# WHAT YOU WILL DO
Print nothing but the lines from the start of the listing below through the line that contains "const yAxisTitle = 'Cumulated hits';". Do not include the pictures.

══════

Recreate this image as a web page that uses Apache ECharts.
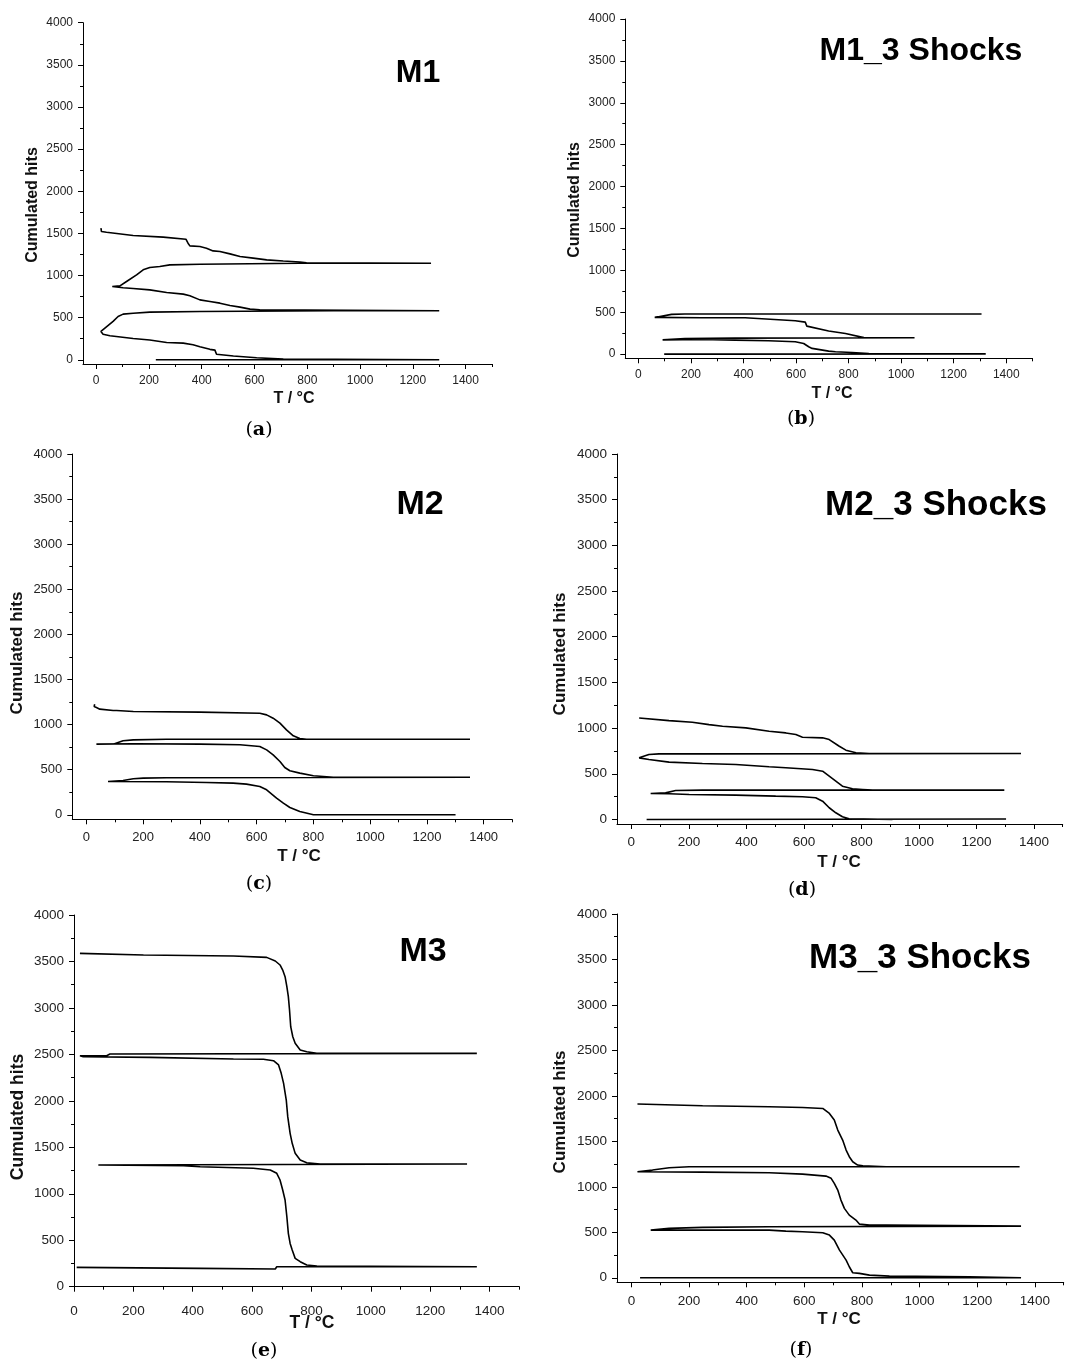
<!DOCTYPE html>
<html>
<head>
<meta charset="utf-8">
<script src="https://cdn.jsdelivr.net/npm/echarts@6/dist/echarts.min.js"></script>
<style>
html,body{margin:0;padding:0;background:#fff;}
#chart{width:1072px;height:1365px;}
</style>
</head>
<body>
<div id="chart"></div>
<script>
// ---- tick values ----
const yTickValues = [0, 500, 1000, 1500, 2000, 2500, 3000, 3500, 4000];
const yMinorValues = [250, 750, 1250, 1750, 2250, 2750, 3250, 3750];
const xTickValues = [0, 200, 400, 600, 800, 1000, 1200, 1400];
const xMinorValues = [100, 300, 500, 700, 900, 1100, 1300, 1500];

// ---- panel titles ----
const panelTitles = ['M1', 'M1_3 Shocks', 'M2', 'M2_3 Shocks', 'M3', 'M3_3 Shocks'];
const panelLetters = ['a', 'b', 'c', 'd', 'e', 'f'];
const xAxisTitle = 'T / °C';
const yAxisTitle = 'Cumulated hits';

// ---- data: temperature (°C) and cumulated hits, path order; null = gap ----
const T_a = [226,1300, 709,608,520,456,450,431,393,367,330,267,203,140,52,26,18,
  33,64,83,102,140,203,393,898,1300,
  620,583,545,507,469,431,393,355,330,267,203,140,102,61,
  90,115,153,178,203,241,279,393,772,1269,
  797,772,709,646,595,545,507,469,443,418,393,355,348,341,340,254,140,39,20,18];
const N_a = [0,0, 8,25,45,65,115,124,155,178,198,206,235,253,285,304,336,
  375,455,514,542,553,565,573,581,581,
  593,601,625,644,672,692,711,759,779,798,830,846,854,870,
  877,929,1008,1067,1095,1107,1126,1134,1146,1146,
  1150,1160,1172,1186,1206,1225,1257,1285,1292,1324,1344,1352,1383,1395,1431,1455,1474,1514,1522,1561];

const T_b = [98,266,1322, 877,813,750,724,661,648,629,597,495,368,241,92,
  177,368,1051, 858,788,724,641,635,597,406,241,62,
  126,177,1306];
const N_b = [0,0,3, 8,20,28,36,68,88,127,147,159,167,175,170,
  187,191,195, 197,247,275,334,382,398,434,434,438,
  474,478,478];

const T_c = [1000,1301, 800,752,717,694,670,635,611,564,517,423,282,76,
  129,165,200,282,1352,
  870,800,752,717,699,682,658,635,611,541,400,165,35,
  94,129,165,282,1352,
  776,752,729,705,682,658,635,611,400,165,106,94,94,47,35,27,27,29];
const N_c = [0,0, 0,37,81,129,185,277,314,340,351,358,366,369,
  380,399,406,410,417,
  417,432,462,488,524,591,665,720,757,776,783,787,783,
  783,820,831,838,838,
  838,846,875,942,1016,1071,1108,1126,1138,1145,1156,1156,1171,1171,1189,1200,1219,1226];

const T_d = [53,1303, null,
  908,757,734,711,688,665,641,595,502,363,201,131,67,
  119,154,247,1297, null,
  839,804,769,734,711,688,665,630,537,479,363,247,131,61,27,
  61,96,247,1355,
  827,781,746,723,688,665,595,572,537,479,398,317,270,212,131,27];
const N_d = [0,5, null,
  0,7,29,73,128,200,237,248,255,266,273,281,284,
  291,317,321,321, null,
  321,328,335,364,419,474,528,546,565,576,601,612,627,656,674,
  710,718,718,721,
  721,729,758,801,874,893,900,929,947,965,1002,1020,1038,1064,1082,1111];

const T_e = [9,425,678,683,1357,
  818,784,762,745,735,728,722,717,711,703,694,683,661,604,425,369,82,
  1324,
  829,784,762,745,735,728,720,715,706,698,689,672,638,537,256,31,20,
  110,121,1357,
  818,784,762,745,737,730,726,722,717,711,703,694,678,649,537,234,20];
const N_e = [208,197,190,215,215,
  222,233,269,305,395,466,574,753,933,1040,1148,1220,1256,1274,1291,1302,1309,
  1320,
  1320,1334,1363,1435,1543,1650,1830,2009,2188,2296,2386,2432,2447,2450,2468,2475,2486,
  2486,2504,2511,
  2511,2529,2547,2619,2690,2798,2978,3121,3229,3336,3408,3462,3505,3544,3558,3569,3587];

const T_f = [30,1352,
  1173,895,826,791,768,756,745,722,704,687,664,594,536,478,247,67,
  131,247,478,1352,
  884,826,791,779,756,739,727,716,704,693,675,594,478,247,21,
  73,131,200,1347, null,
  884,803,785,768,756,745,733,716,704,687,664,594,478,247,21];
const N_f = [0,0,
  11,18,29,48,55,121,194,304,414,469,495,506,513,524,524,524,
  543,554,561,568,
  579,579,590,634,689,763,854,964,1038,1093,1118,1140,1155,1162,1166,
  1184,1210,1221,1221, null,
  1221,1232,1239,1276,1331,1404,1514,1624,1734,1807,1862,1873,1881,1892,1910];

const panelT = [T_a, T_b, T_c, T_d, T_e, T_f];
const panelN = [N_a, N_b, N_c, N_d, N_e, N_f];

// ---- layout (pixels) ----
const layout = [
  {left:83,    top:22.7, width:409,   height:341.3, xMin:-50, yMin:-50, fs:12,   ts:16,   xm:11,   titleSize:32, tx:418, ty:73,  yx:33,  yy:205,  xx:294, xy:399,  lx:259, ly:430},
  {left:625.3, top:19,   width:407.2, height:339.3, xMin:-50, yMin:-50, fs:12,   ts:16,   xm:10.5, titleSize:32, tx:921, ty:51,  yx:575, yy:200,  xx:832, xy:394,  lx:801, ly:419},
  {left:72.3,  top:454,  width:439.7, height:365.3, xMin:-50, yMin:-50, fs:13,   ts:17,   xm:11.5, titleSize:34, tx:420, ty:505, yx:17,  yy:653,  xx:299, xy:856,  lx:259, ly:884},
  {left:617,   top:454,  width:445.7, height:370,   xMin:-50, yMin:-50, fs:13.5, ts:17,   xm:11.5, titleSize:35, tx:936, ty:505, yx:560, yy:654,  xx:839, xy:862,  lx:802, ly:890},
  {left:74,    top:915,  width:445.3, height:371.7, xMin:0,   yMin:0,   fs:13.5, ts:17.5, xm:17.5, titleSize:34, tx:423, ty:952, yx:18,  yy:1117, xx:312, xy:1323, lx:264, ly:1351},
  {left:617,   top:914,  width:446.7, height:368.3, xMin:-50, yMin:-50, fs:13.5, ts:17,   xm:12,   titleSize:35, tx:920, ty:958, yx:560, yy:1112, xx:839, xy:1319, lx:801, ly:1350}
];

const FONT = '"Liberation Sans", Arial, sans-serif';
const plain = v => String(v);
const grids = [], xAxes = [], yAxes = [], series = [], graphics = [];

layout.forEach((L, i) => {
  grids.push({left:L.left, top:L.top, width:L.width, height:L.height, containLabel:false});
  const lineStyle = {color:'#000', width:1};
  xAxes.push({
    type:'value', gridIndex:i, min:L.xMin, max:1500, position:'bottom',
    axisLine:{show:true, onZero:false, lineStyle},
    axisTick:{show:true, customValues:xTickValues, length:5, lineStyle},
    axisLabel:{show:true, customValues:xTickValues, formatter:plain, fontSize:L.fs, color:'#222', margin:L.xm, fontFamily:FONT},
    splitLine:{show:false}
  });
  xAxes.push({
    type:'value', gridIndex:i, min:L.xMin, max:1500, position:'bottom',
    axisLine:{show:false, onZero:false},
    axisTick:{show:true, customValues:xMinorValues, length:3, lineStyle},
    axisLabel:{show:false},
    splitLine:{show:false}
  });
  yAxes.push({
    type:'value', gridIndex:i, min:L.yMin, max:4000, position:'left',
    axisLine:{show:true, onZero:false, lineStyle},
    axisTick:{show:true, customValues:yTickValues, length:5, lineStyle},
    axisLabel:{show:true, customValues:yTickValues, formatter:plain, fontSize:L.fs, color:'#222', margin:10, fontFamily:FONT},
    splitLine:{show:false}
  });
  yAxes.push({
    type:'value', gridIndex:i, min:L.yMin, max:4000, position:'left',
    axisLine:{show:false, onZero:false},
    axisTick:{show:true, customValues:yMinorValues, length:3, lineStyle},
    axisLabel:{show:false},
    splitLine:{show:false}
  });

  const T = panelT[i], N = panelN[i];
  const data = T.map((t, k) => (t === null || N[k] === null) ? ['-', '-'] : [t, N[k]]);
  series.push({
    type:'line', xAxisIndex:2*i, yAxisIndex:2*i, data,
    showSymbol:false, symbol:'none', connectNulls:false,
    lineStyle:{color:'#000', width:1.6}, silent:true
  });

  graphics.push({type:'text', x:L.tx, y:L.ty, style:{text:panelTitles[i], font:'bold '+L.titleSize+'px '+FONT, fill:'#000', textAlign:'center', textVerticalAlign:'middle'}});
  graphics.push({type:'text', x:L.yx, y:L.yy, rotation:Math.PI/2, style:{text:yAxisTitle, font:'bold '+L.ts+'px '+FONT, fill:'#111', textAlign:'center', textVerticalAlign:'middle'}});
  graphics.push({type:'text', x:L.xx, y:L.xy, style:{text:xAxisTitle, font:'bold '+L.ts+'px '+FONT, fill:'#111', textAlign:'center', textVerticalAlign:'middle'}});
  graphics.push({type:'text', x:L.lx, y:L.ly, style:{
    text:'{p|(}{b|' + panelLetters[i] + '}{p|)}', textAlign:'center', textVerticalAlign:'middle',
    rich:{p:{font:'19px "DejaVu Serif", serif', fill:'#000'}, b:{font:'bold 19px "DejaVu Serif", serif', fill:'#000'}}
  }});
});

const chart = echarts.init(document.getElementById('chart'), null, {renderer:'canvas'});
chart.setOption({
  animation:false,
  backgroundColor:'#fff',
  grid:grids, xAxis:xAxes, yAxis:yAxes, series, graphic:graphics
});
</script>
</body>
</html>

══════

# SOLUTION FOR THIS TASK
Recreate this image as a web page that uses Apache ECharts.
<!DOCTYPE html>
<html>
<head>
<meta charset="utf-8">
<script src="https://cdn.jsdelivr.net/npm/echarts@6/dist/echarts.min.js"></script>
<style>
html,body{margin:0;padding:0;background:#fff;}
#chart{width:1072px;height:1365px;}
</style>
</head>
<body>
<div id="chart"></div>
<script>
// ---- tick values ----
const yTickValues = [0, 500, 1000, 1500, 2000, 2500, 3000, 3500, 4000];
const yMinorValues = [250, 750, 1250, 1750, 2250, 2750, 3250, 3750];
const xTickValues = [0, 200, 400, 600, 800, 1000, 1200, 1400];
const xMinorValues = [100, 300, 500, 700, 900, 1100, 1300, 1500];

// ---- panel titles ----
const panelTitles = ['M1', 'M1_3 Shocks', 'M2', 'M2_3 Shocks', 'M3', 'M3_3 Shocks'];
const panelLetters = ['a', 'b', 'c', 'd', 'e', 'f'];
const xAxisTitle = 'T / °C';
const yAxisTitle = 'Cumulated hits';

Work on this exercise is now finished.